Monday, August 25, 2014

California magical (and natural) history tour


Last week K and I took a short camping trip. In the past we've done camping trips of a week or longer, but we've both been busy with work and other commitments and scaled this year's trip down to four nights. We split that between two locations, Manresa State Beach near Monterey, and Pinnacles National Park, near, well, not much of anything most people have heard of.

It was an amazing trip. Near Manresa we saw dolphins, whales, otters, California brown pelicans, quail, and various seabirds and shorebirds, including endangered snowy plovers. We also spent a lot of time just walking along the beach, watching the waves, and lamenting the the lack of bear boxes as we watched some raccoons eat the rest of our lasagne that was supposed to be lunch on day 2. After two nights there our reservation was up, so we headed to the east side of Pinnacles National Park. Our route went through historic San Juan Bautista, so we stopped to check out the mission and had a great vegan lunch at the Natural Wonders Health Food Store Deli. San Juan Bautista was also on the route of Juan Bautista de Anza and his historic journey leading some of the first European settlers to the Bay Area.

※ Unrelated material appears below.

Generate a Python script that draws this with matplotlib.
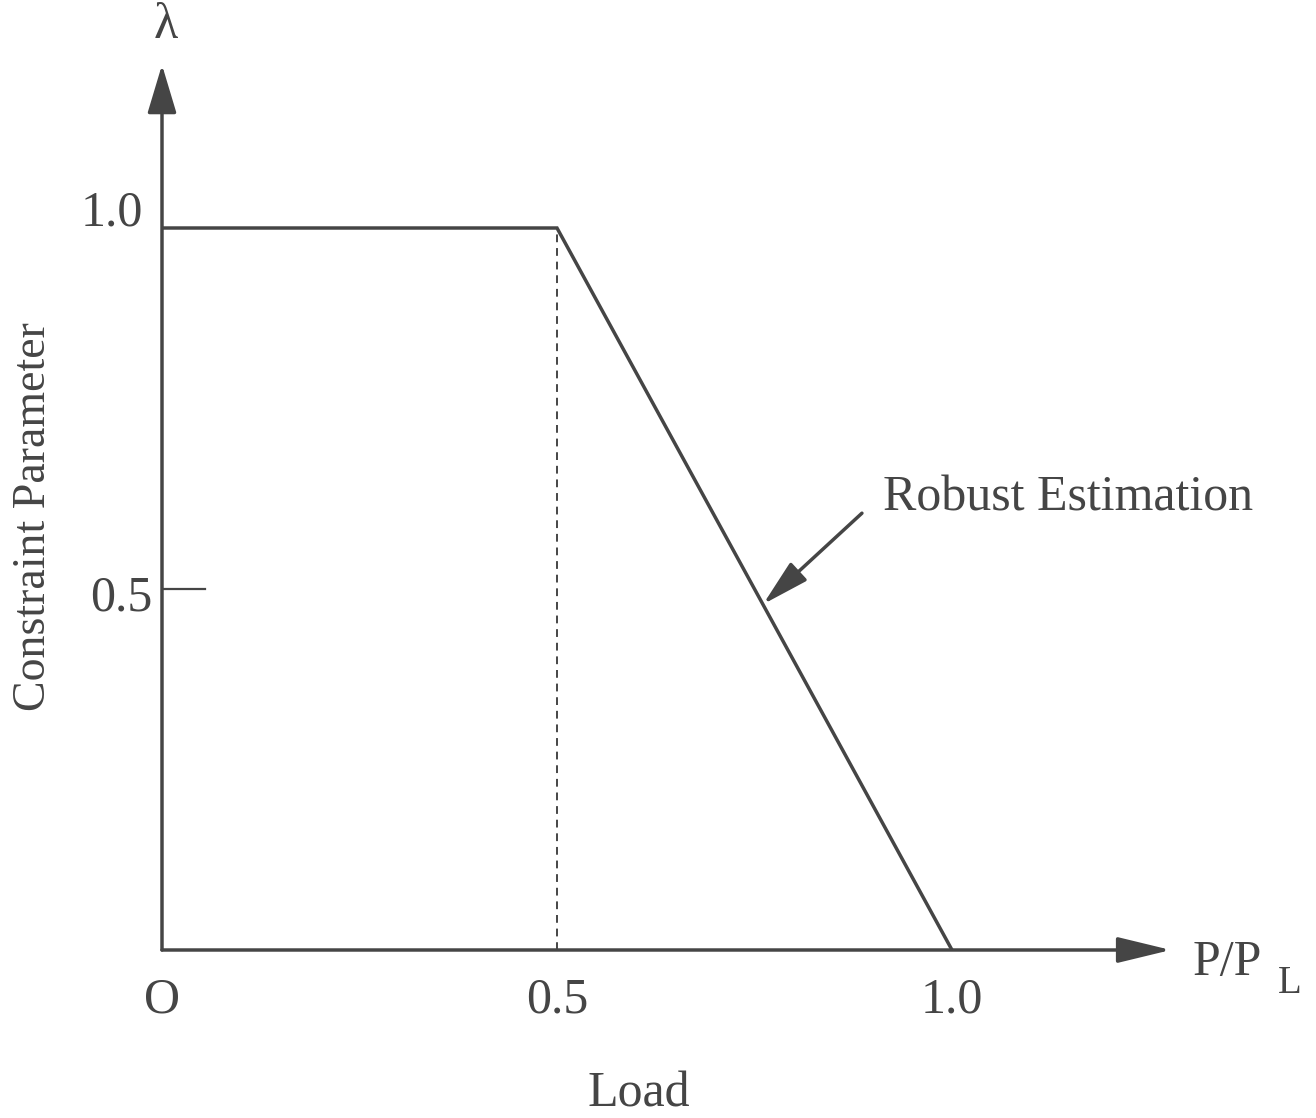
import matplotlib.pyplot as plt

plt.rcParams['font.family'] = ['Liberation Serif', 'DejaVu Serif']

# load ratio P/PL and constraint parameter lambda
load = [0.0, 0.5, 1.0]
lam = [1.0, 1.0, 0.0]

xticks = [0.0, 0.5, 1.0]
xtick_labels = ["O", "0.5", "1.0"]
yticks = [0.5, 1.0]
ytick_labels = ["0.5", "1.0"]

ink = "#454545"
fs = 36

fig = plt.figure(figsize=(13.16, 11.18), dpi=100)
W, H = 1316, 1118
px_x, px_y = 790, 722   # pixels per unit
x0, y0 = 162, 950       # origin in pixels
ax = fig.add_axes([x0 / W, (H - y0) / H, 1.3 * px_x / W, 1.25 * px_y / H])
ax.set_xlim(0, 1.3)
ax.set_ylim(0, 1.25)
ax.axis("off")

# axes with arrow heads
ax.annotate("", xy=(0, 1.226), xytext=(0, 0),
            arrowprops=dict(arrowstyle="-|>,head_length=30,head_width=9",
                            mutation_scale=1, lw=2.5, color=ink,
                            shrinkA=0, shrinkB=0))
ax.annotate("", xy=(1.277, 0), xytext=(0, 0),
            arrowprops=dict(arrowstyle="-|>,head_length=33,head_width=8",
                            mutation_scale=1, lw=2.5, color=ink,
                            shrinkA=0, shrinkB=0))

# constraint curve
ax.plot(load, lam, color=ink, lw=2.5, solid_joinstyle="miter")
ax.plot([0.5, 0.5], [0, 1.0], color=ink, lw=1.4, ls=(0, (4, 3)))

# y tick mark at 0.5
ax.plot([0, 0.054], [0.5, 0.5], color=ink, lw=1.6)

for v, s in zip(xticks, xtick_labels):
    ax.text(v, -0.069, s, ha="center", va="center", fontsize=fs, color=ink)
for v, s in zip(yticks, ytick_labels):
    ax.text(-0.012 if v == 0.5 else -0.024, v + 0.021 if v == 1.0 else v - 0.0125,
            s, ha="right", va="center", fontsize=fs, color=ink)

ax.text(0.005, 1.28, "λ", ha="center", va="center", fontsize=fs, color=ink)
ax.text(1.305, -0.018, "P/P", ha="left", va="center", fontsize=fs, color=ink)
ax.text(1.413, -0.047, "L", ha="left", va="center", fontsize=28, color=ink)

ax.text(0.603, -0.2, "Load", ha="center", va="center", fontsize=fs, color=ink)
ax.text(-0.162, 0.6, "Constraint Parameter", ha="center", va="center",
        rotation=90, fontsize=33, color=ink)

ax.annotate("", xy=(0.761, 0.479), xytext=(0.886, 0.605),
            arrowprops=dict(arrowstyle="-|>,head_length=29,head_width=7.5",
                            mutation_scale=1, lw=2.5, color=ink,
                            shrinkA=0, shrinkB=0))
ax.text(0.913, 0.626, "Robust Estimation", ha="left", va="center",
        fontsize=fs, color=ink)

for t in ax.texts:
    t.set_clip_on(False)

fig.savefig("out.png", dpi=100)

Once we got to Pinnacles, we picked out a campsite, set up our tent, and got the lay of things. It's not a big park by national park standards, but there's a lot to see. Even just around our campsite there were tons of birds to watch, including quail, wild turkeys, acorn woodpeckers, and turkey vultures. The next morning we drove further into the park and went on a short hike. A relatively short hike took us through caves that are home to several species of bats, and California red-legged frogs, and to a small reservoir where we got an amazing treat. While we sat on a rock enjoying the view, a juvenile peregrine falcon landed 10-15' from us and looked us over for a while before flying off. There are only two nesting pairs in the park, so they're even less common than the 25 or so California condors that call the park home. Seeing one is a treat; having it land next to you for a close look is unbelievable.

We hiked around more and enjoyed the views, then returned to our camp to relax during the worst heat of the day. At dusk, we got another treat as we watched a bobcat stroll 25-30' from where we were sitting. After dinner we waited until full dark. We could see a lot of stars and the Milky Way galaxy from our campsite, but the light from the campground was a bit of distraction, so we went to a nearby viewpoint where we could get true darkness. My attempts at astrophotography were OK, but I really think seeing the Milky Way live in the night sky is something everyone on earth should see.

It wasn't until we hit some traffic in San Jose that we turned on the radio and heard about the earthquake in Napa. It's always a bit jarring to return from extended time in nature to the metropolis of the Bay Area, but it was doubly so with the strange news.

Lots more pictures from the trip:

2 comments:

Oakland Daily Photo said...

Thanks for taking us on your trip. My favorite photo is the one you took of the starry, starry night.

Gene Anderson said...

I still have some to learn about the best settings for astrophotography, but I love how it turned out.